Every line below is to be copied exactly, with the pictures left out.

● RAW DATA
┌──
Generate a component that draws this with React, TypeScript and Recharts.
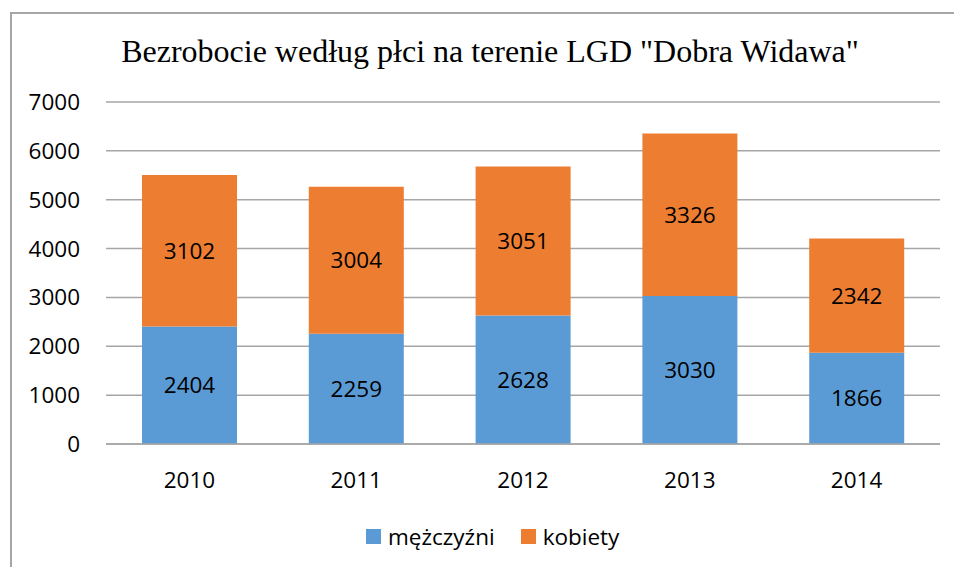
import React from "react";
import {
  BarChart,
  Bar,
  XAxis,
  YAxis,
  CartesianGrid,
  LabelList,
} from "recharts";

const years = ["2010", "2011", "2012", "2013", "2014"];
const men = [2404, 2259, 2628, 3030, 1866];
const women = [3102, 3004, 3051, 3326, 2342];
const yTicks = [0, 1000, 2000, 3000, 4000, 5000, 6000, 7000];

const data = years.map((year, i) => ({
  year,
  men: men[i],
  women: women[i],
}));

const series = [
  { key: "men", name: "mężczyźni", color: "#5b9bd5" },
  { key: "women", name: "kobiety", color: "#ed7d31" },
];

const sans = "'Open Sans', 'Liberation Sans', sans-serif";
const fs = 22.5;

export default function App() {
  // fixed box so nothing makes the page scroll
  return (
    <div
      style={{
        position: "fixed",
        left: 0,
        top: 0,
        width: 954,
        height: 567,
        overflow: "hidden",
        background: "#fff",
      }}
    >
      <div
        style={{
          position: "absolute",
          left: 10,
          top: 12,
          width: 980,
          height: 600,
          borderLeft: "2px solid #a6a6a6",
          borderTop: "2px solid #a6a6a6",
        }}
      />
      <div
        style={{
          position: "absolute",
          left: 8,
          width: 964,
          top: 34,
          textAlign: "center",
          fontFamily: "'Liberation Serif', 'Times New Roman', serif",
          fontSize: 32,
          color: "#000",
          lineHeight: "34px",
          whiteSpace: "nowrap",
        }}
      >
        Bezrobocie według płci na terenie LGD "Dobra Widawa"
      </div>
      <BarChart
        width={946}
        height={559}
        data={data}
        margin={{ top: 94, right: 14, left: 0, bottom: 0 }}
        style={{ position: "absolute", left: 8, top: 8 }}
      >
        <CartesianGrid vertical={false} stroke="#a6a6a6" strokeWidth={1.5} />
        <XAxis
          dataKey="year"
          axisLine={{ stroke: "#a6a6a6", strokeWidth: 1.5 }}
          tickLine={false}
          tickMargin={22}
          height={123}
          tick={{ fill: "#000", fontSize: fs, fontFamily: sans }}
        />
        <YAxis
          domain={[0, 7000]}
          ticks={yTicks}
          width={98}
          axisLine={false}
          tickLine={false}
          tickSize={0}
          tickMargin={26}
          tick={{ fill: "#000", fontSize: fs, fontFamily: sans }}
        />
        {series.map((s) => (
          <Bar
            key={s.key}
            dataKey={s.key}
            name={s.name}
            stackId="a"
            fill={s.color}
            barSize={95}
            isAnimationActive={false}
          >
            <LabelList
              dataKey={s.key}
              position="center"
              fill="#000"
              style={{ fontSize: fs, fontFamily: sans }}
            />
          </Bar>
        ))}
      </BarChart>
      <div
        style={{
          position: "absolute",
          left: 366,
          top: 521,
          display: "flex",
          alignItems: "center",
          fontFamily: sans,
          fontSize: fs,
          color: "#000",
          whiteSpace: "nowrap",
        }}
      >
        {series.map((s, i) => (
          <div
            key={s.key}
            style={{
              display: "flex",
              alignItems: "center",
              marginRight: i === 0 ? 26 : 0,
            }}
          >
            <span
              style={{
                display: "inline-block",
                width: 15,
                height: 15,
                background: s.color,
                marginRight: 7,
              }}
            />
            {s.name}
          </div>
        ))}
      </div>
    </div>
  );
}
└──
● WRITTEN SOLUTION
Generate a component that draws this with React, TypeScript and Recharts.
import React from "react";
import {
  BarChart,
  Bar,
  XAxis,
  YAxis,
  CartesianGrid,
  LabelList,
} from "recharts";

const years = ["2010", "2011", "2012", "2013", "2014"];
const men = [2404, 2259, 2628, 3030, 1866];
const women = [3102, 3004, 3051, 3326, 2342];
const yTicks = [0, 1000, 2000, 3000, 4000, 5000, 6000, 7000];

const data = years.map((year, i) => ({
  year,
  men: men[i],
  women: women[i],
}));

const series = [
  { key: "men", name: "mężczyźni", color: "#5b9bd5" },
  { key: "women", name: "kobiety", color: "#ed7d31" },
];

const sans = "'Open Sans', 'Liberation Sans', sans-serif";
const fs = 22.5;

export default function App() {
  // fixed box so nothing makes the page scroll
  return (
    <div
      style={{
        position: "fixed",
        left: 0,
        top: 0,
        width: 954,
        height: 567,
        overflow: "hidden",
        background: "#fff",
      }}
    >
      <div
        style={{
          position: "absolute",
          left: 10,
          top: 12,
          width: 980,
          height: 600,
          borderLeft: "2px solid #a6a6a6",
          borderTop: "2px solid #a6a6a6",
        }}
      />
      <div
        style={{
          position: "absolute",
          left: 8,
          width: 964,
          top: 34,
          textAlign: "center",
          fontFamily: "'Liberation Serif', 'Times New Roman', serif",
          fontSize: 32,
          color: "#000",
          lineHeight: "34px",
          whiteSpace: "nowrap",
        }}
      >
        Bezrobocie według płci na terenie LGD "Dobra Widawa"
      </div>
      <BarChart
        width={946}
        height={559}
        data={data}
        margin={{ top: 94, right: 14, left: 0, bottom: 0 }}
        style={{ position: "absolute", left: 8, top: 8 }}
      >
        <CartesianGrid vertical={false} stroke="#a6a6a6" strokeWidth={1.5} />
        <XAxis
          dataKey="year"
          axisLine={{ stroke: "#a6a6a6", strokeWidth: 1.5 }}
          tickLine={false}
          tickMargin={22}
          height={123}
          tick={{ fill: "#000", fontSize: fs, fontFamily: sans }}
        />
        <YAxis
          domain={[0, 7000]}
          ticks={yTicks}
          width={98}
          axisLine={false}
          tickLine={false}
          tickSize={0}
          tickMargin={26}
          tick={{ fill: "#000", fontSize: fs, fontFamily: sans }}
        />
        {series.map((s) => (
          <Bar
            key={s.key}
            dataKey={s.key}
            name={s.name}
            stackId="a"
            fill={s.color}
            barSize={95}
            isAnimationActive={false}
          >
            <LabelList
              dataKey={s.key}
              position="center"
              fill="#000"
              style={{ fontSize: fs, fontFamily: sans }}
            />
          </Bar>
        ))}
      </BarChart>
      <div
        style={{
          position: "absolute",
          left: 366,
          top: 521,
          display: "flex",
          alignItems: "center",
          fontFamily: sans,
          fontSize: fs,
          color: "#000",
          whiteSpace: "nowrap",
        }}
      >
        {series.map((s, i) => (
          <div
            key={s.key}
            style={{
              display: "flex",
              alignItems: "center",
              marginRight: i === 0 ? 26 : 0,
            }}
          >
            <span
              style={{
                display: "inline-block",
                width: 15,
                height: 15,
                background: s.color,
                marginRight: 7,
              }}
            />
            {s.name}
          </div>
        ))}
      </div>
    </div>
  );
}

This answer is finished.